Without the pictures, extract every line from the start of the material to the line containing "const gridColor = '#9b9b9b';", both ends included.

Begin

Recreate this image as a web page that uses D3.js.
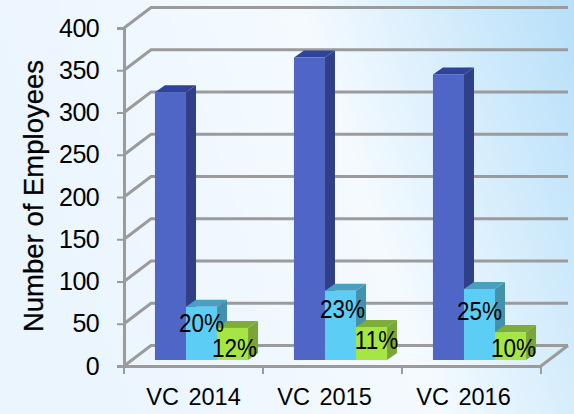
<!DOCTYPE html>
<html>
<head>
<meta charset="utf-8">
<script src="https://cdn.jsdelivr.net/npm/d3@7"></script>
<style>
html, body { margin: 0; padding: 0; background: #fff; }
svg { display: block; }
text { font-family: "Liberation Sans", Arial, sans-serif; fill: #000; }
</style>
</head>
<body>
<svg id="chart"></svg>
<script>
const years = ['VC 2014', 'VC 2015', 'VC 2016'];
const seriesNames = ['total', 'middle', 'small'];
const totalValues = [317, 358, 338];
const middleValues = [63, 82, 84];
const smallValues = [38, 39, 33];
const middleLabels = ['20%', '23%', '25%'];
const smallLabels = ['12%', '11%', '10%'];
const yTicks = [0, 50, 100, 150, 200, 250, 300, 350, 400];

const width = 574, height = 414;
const depth = {x: 27, y: -20.5};   // floor depth of the chart box
const barDepth = {x: 10, y: -7};
const barInset = {x: 8, y: -6};    // how far into the floor the bars stand

const svg = d3.select('#chart').attr('width', width).attr('height', height);

const defs = svg.append('defs');
const bg = defs.append('linearGradient').attr('id', 'bg')
    .attr('x1', '0').attr('y1', '0.25').attr('x2', '1').attr('y2', '0');
bg.append('stop').attr('offset', '0').attr('stop-color', '#ebf5fe');
bg.append('stop').attr('offset', '0.55').attr('stop-color', '#f4faff');
bg.append('stop').attr('offset', '1').attr('stop-color', '#b6dff9');
svg.append('rect').attr('width', width).attr('height', height).attr('fill', 'url(#bg)');

const x = d3.scaleBand().domain(years).range([124, 541]);
const bars = d3.scaleBand().domain(seriesNames).range([0, x.bandwidth()]).paddingInner(0).paddingOuter(0.74);
const y = d3.scaleLinear().domain([0, 400]).range([366, 28]);

const gridColor = '#9b9b9b';

// back wall and side wall lines
const grid = svg.append('g').attr('fill', 'none').attr('stroke', gridColor).attr('stroke-width', 3);
yTicks.forEach(t => {
    grid.append('path').attr('d', d3.line()([
        [x.range()[0], y(t)],
        [x.range()[0] + depth.x, y(t) + depth.y],
        [x.range()[1] + depth.x, y(t) + depth.y]
    ]));
});
// floor, right edge
grid.append('path').attr('d', d3.line()([
    [x.range()[1], y(0)],
    [x.range()[1] + depth.x, y(0) + depth.y]
]));

const colors = {
    total: {front: '#4f66c6', side: '#2f3f88', top: '#2f439a'},
    middle: {front: '#5ccdf4', side: '#4391ac', top: '#4a9fc0'},
    small: {front: '#a5e645', side: '#79a53a', top: '#7fad3a'}
};

function drawBar(g, year, name, value) {
    const x0 = x(year) + bars(name) + barInset.x;
    const x1 = x0 + bars.bandwidth();
    const y0 = y(0) + barInset.y;
    const yt = y(value) + barInset.y;
    const c = colors[name];
    g.append('path').attr('fill', c.side).attr('d', d3.line()([
        [x1, yt], [x1 + barDepth.x, yt + barDepth.y], [x1 + barDepth.x, y0 + barDepth.y], [x1, y0]
    ]) + 'Z');
    g.append('path').attr('fill', c.top).attr('d', d3.line()([
        [x0, yt], [x0 + barDepth.x, yt + barDepth.y], [x1 + barDepth.x, yt + barDepth.y], [x1, yt]
    ]) + 'Z');
    g.append('rect').attr('x', x0).attr('y', yt).attr('width', x1 - x0).attr('height', y0 - yt).attr('fill', c.front);
}

const barsG = svg.append('g');
years.forEach((yr, i) => {
    drawBar(barsG, yr, 'total', totalValues[i]);
    drawBar(barsG, yr, 'middle', middleValues[i]);
    drawBar(barsG, yr, 'small', smallValues[i]);
});

// left axis
const yAxis = svg.append('g')
    .attr('transform', 'translate(' + x.range()[0] + ',0)')
    .call(d3.axisLeft(y).tickValues(yTicks).tickSize(7).tickPadding(18));
yAxis.selectAll('.domain').attr('stroke', gridColor).attr('stroke-width', 3);
yAxis.selectAll('line').attr('stroke', gridColor).attr('stroke-width', 2);
yAxis.selectAll('text').attr('font-size', 25).attr('letter-spacing', -0.6)
    .style('font-family', '"Liberation Sans", sans-serif');

// bottom axis, the labels in the picture are not evenly spaced
const xAxis = svg.append('g')
    .attr('transform', 'translate(0,' + y(0) + ')')
    .call(d3.axisBottom(x).tickSize(0).tickPadding(22));
xAxis.selectAll('.domain').attr('stroke', gridColor).attr('stroke-width', 3);
xAxis.selectAll('text').attr('font-size', 23.5).attr('dx', (d, i) => i ? -8 : 0)
    .style('font-family', '"Liberation Sans", sans-serif').style('word-spacing', '3px');
const edges = x.domain().map(d => x(d)).concat([x.range()[1]]);
xAxis.selectAll('line.edge').data(edges).enter().append('line').attr('class', 'edge')
    .attr('x1', d => d).attr('x2', d => d).attr('y1', 0).attr('y2', 8)
    .attr('stroke', gridColor).attr('stroke-width', 2);

// percent labels, nudged by hand to sit where the original has them
const middleNudge = [[0, -1], [2, 1], [0, 5]];
const smallNudge = [[0, 3], [3, -4], [1, -1]];
const labels = svg.append('g').attr('text-anchor', 'middle').attr('font-size', 25);
function percent(name, value, text, nudge, yr) {
    const px = x(yr) + bars(name) + barInset.x + bars.bandwidth() / 2 + nudge[0];
    const py = y(value) + barInset.y + 26 + nudge[1];
    labels.append('text')
        .attr('transform', 'translate(' + px + ',' + py + ') scale(0.9,1)')
        .text(text);
}
years.forEach((yr, i) => {
    percent('middle', middleValues[i], middleLabels[i], middleNudge[i], yr);
    percent('small', smallValues[i], smallLabels[i], [smallNudge[i][0] + 2, smallNudge[i][1]], yr);
});

svg.append('text')
    .attr('transform', 'translate(43,196) rotate(-90)')
    .attr('text-anchor', 'middle')
    .attr('font-size', 27.5)
    .attr('stroke', '#000')
    .attr('stroke-width', 0.3)
    .text('Number of Employees');
</script>
</body>
</html>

End

SOLUTION TO THIS TASK -
Recreate this image as a web page that uses D3.js.
<!DOCTYPE html>
<html>
<head>
<meta charset="utf-8">
<script src="https://cdn.jsdelivr.net/npm/d3@7"></script>
<style>
html, body { margin: 0; padding: 0; background: #fff; }
svg { display: block; }
text { font-family: "Liberation Sans", Arial, sans-serif; fill: #000; }
</style>
</head>
<body>
<svg id="chart"></svg>
<script>
const years = ['VC 2014', 'VC 2015', 'VC 2016'];
const seriesNames = ['total', 'middle', 'small'];
const totalValues = [317, 358, 338];
const middleValues = [63, 82, 84];
const smallValues = [38, 39, 33];
const middleLabels = ['20%', '23%', '25%'];
const smallLabels = ['12%', '11%', '10%'];
const yTicks = [0, 50, 100, 150, 200, 250, 300, 350, 400];

const width = 574, height = 414;
const depth = {x: 27, y: -20.5};   // floor depth of the chart box
const barDepth = {x: 10, y: -7};
const barInset = {x: 8, y: -6};    // how far into the floor the bars stand

const svg = d3.select('#chart').attr('width', width).attr('height', height);

const defs = svg.append('defs');
const bg = defs.append('linearGradient').attr('id', 'bg')
    .attr('x1', '0').attr('y1', '0.25').attr('x2', '1').attr('y2', '0');
bg.append('stop').attr('offset', '0').attr('stop-color', '#ebf5fe');
bg.append('stop').attr('offset', '0.55').attr('stop-color', '#f4faff');
bg.append('stop').attr('offset', '1').attr('stop-color', '#b6dff9');
svg.append('rect').attr('width', width).attr('height', height).attr('fill', 'url(#bg)');

const x = d3.scaleBand().domain(years).range([124, 541]);
const bars = d3.scaleBand().domain(seriesNames).range([0, x.bandwidth()]).paddingInner(0).paddingOuter(0.74);
const y = d3.scaleLinear().domain([0, 400]).range([366, 28]);

const gridColor = '#9b9b9b';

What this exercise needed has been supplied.